Physics and Meccanica Razionale: vector calculus; equilibrium equation both for static and dynamic problems.
Structural Mechanics and Strength of Materials: equilibrium, compatibility and constitutive equations for the elastic continuum; beam elastic deflection equations.
Non-linear mechanics and structural dynamics: plane problems (plane stress and plane strain problems); equilibrium equation for discrete systems (multi degree fo freedom - MDOF); modal analysis and modal superposition technique.- Teaching methods
Face-to-face both theoretical and practical classes.- Other information
Attendance to classes: optional but strongly advised.- Learning verification modality
The assessment of the course’s learning objectives consists of a practical exercise and an oral examination.
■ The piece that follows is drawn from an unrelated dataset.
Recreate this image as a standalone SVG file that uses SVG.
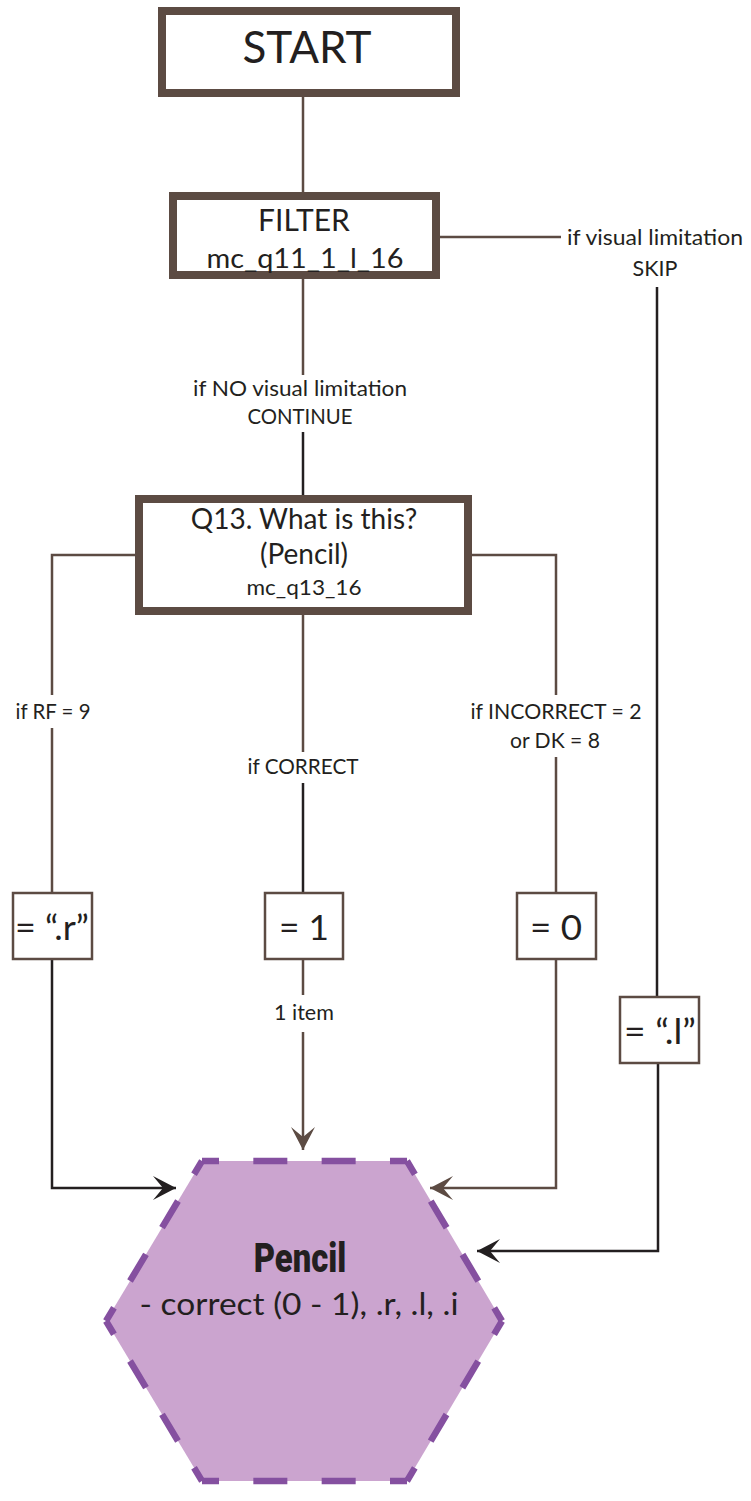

The practical exercise involves the numerical solution of simple planar elastic frame structures subjected to static and dynamic loads, using procedures developed during the course. Its purpose is to help students apply theoretical knowledge to real-world problems using the finite element method (Dublin Descriptor 2), to encourage independent judgment in selecting the most appropriate structural models for the problem at hand (Dublin Descriptor 3), and to support the learning of the fundamental theoretical concepts covered in the course (Dublin Descriptor 5).
The oral examination, lasting approximately 45 minutes, is designed to assess several aspects:
i) the student’s understanding of the theoretical and methodological content of the course (Dublin Descriptor 1);
ii) the ability to explain solution techniques for structural problems using the finite element method (Dublin Descriptor 2);
iii) the capacity for independent judgment in proposing suitable models for different applications, with full awareness of the simplifying assumptions made, the physical meaning of the involved quantities, and the uncertainty of the results obtained (Dublin Descriptor 3).
Additionally, the oral exam evaluates the student’s ability to communicate effectively, to engage in a constructive discussion, and to summarize the practical implications of the theories studied (Dublin Descriptor 4), as well as their ability to learn and internalize the fundamental elements of the course content (Dublin Descriptor 5).
The final grade is expressed on a scale of 30 and is calculated as the average of the two components, weighted equally:
Practical exercise: weight = 0.5
Oral examination: weight = 0.5- Extended program
Structural analysis by the equilibrium method. Structural analysis by the Finite Element Method (FEM). Stiffness matrices for truss and beam elements. Shape functions. Plane elements. Lagrangian and Serendipity family. Isoparametric elements. Numerical integration.
Dynamic equilibrium equations. Mass matrices for truss and beam elements. Time domain integrations schemes: central difference method, Houbolt method, Wilson theta method, Newmark method. Modal superposition. Stability and accuracy of the time domain integration schemes.
Algorithms for numerical static and dynamic analysis of structures. Structural analysis by means of commercial software.